What is expected: Below are records; quote them exactly from the first line through the line that contains "fig.savefig('out.png', dpi=100)".

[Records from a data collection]
/---
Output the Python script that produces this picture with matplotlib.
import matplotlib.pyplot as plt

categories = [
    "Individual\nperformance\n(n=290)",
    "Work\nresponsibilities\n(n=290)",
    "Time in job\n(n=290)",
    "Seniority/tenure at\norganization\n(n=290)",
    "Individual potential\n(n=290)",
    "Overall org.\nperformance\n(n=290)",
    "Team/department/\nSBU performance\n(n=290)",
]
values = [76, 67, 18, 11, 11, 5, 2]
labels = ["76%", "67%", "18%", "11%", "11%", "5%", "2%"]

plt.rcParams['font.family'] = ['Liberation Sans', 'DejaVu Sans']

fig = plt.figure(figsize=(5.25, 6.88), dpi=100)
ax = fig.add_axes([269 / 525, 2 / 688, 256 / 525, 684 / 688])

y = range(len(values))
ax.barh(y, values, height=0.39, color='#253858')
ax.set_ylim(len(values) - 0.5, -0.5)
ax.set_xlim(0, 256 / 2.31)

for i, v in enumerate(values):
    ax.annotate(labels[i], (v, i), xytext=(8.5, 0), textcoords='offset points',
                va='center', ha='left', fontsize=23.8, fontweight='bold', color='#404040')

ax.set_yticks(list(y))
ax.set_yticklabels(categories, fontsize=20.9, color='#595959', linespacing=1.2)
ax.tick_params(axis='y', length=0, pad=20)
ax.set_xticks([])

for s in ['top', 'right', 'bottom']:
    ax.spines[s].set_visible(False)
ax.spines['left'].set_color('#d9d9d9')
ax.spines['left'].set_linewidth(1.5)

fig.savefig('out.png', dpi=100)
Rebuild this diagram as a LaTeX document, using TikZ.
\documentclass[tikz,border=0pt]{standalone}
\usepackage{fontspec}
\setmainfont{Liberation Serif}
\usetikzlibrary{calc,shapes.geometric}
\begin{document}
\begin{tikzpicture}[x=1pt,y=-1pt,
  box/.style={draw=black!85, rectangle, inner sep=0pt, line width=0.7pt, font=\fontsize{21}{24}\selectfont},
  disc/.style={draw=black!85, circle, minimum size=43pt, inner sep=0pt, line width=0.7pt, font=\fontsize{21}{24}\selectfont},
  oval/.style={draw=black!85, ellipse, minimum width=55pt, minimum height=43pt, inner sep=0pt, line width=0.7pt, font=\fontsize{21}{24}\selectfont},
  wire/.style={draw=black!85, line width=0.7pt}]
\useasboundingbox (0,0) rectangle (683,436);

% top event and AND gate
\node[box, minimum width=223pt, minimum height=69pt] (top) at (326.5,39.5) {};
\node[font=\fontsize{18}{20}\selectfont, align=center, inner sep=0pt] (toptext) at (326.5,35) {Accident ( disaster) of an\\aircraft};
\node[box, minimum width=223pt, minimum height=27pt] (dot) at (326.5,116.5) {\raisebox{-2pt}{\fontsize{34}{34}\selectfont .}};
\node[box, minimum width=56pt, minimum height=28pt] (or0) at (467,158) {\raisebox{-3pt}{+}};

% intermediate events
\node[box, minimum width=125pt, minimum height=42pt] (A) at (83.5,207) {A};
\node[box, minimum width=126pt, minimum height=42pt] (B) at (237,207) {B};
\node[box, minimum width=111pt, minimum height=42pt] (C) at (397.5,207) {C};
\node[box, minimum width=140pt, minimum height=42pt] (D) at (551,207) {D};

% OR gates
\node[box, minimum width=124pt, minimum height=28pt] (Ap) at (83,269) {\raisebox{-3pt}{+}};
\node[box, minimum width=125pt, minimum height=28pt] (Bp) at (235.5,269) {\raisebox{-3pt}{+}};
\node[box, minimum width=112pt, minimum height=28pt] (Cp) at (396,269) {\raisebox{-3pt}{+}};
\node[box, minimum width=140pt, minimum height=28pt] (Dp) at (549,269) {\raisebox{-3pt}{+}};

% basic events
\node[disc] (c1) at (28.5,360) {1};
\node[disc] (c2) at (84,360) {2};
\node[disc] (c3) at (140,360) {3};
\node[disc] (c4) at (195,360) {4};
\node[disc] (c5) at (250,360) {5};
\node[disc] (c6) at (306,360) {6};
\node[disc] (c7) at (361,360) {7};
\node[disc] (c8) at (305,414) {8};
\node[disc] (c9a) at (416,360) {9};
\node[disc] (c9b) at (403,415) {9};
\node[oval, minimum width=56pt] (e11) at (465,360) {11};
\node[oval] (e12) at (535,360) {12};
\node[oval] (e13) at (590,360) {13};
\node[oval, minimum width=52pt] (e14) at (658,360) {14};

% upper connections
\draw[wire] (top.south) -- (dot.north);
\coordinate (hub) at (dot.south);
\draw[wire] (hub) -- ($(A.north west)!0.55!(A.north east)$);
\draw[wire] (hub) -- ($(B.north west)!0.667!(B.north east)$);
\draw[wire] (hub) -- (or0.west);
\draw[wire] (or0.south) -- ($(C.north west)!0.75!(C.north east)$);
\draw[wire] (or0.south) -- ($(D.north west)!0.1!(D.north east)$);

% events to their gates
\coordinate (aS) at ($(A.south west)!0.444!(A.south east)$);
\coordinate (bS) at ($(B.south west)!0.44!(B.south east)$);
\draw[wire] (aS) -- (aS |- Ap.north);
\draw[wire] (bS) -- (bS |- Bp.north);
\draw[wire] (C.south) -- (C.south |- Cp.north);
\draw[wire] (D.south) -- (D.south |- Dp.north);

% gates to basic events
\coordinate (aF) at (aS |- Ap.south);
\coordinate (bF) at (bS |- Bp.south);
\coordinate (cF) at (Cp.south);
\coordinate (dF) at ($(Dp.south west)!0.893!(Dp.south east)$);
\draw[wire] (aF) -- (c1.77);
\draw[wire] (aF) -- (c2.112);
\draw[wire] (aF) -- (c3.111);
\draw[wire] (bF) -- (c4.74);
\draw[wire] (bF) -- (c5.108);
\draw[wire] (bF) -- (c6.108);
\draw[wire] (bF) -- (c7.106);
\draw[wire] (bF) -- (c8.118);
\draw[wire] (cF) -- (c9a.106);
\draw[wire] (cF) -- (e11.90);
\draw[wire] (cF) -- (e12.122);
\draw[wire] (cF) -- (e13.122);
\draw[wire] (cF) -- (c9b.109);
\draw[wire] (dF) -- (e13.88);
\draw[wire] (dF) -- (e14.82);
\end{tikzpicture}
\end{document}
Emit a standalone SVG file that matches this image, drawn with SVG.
\---
Reply:
Output the Python script that produces this picture with matplotlib.
import matplotlib.pyplot as plt

categories = [
    "Individual\nperformance\n(n=290)",
    "Work\nresponsibilities\n(n=290)",
    "Time in job\n(n=290)",
    "Seniority/tenure at\norganization\n(n=290)",
    "Individual potential\n(n=290)",
    "Overall org.\nperformance\n(n=290)",
    "Team/department/\nSBU performance\n(n=290)",
]
values = [76, 67, 18, 11, 11, 5, 2]
labels = ["76%", "67%", "18%", "11%", "11%", "5%", "2%"]

plt.rcParams['font.family'] = ['Liberation Sans', 'DejaVu Sans']

fig = plt.figure(figsize=(5.25, 6.88), dpi=100)
ax = fig.add_axes([269 / 525, 2 / 688, 256 / 525, 684 / 688])

y = range(len(values))
ax.barh(y, values, height=0.39, color='#253858')
ax.set_ylim(len(values) - 0.5, -0.5)
ax.set_xlim(0, 256 / 2.31)

for i, v in enumerate(values):
    ax.annotate(labels[i], (v, i), xytext=(8.5, 0), textcoords='offset points',
                va='center', ha='left', fontsize=23.8, fontweight='bold', color='#404040')

ax.set_yticks(list(y))
ax.set_yticklabels(categories, fontsize=20.9, color='#595959', linespacing=1.2)
ax.tick_params(axis='y', length=0, pad=20)
ax.set_xticks([])

for s in ['top', 'right', 'bottom']:
    ax.spines[s].set_visible(False)
ax.spines['left'].set_color('#d9d9d9')
ax.spines['left'].set_linewidth(1.5)

fig.savefig('out.png', dpi=100)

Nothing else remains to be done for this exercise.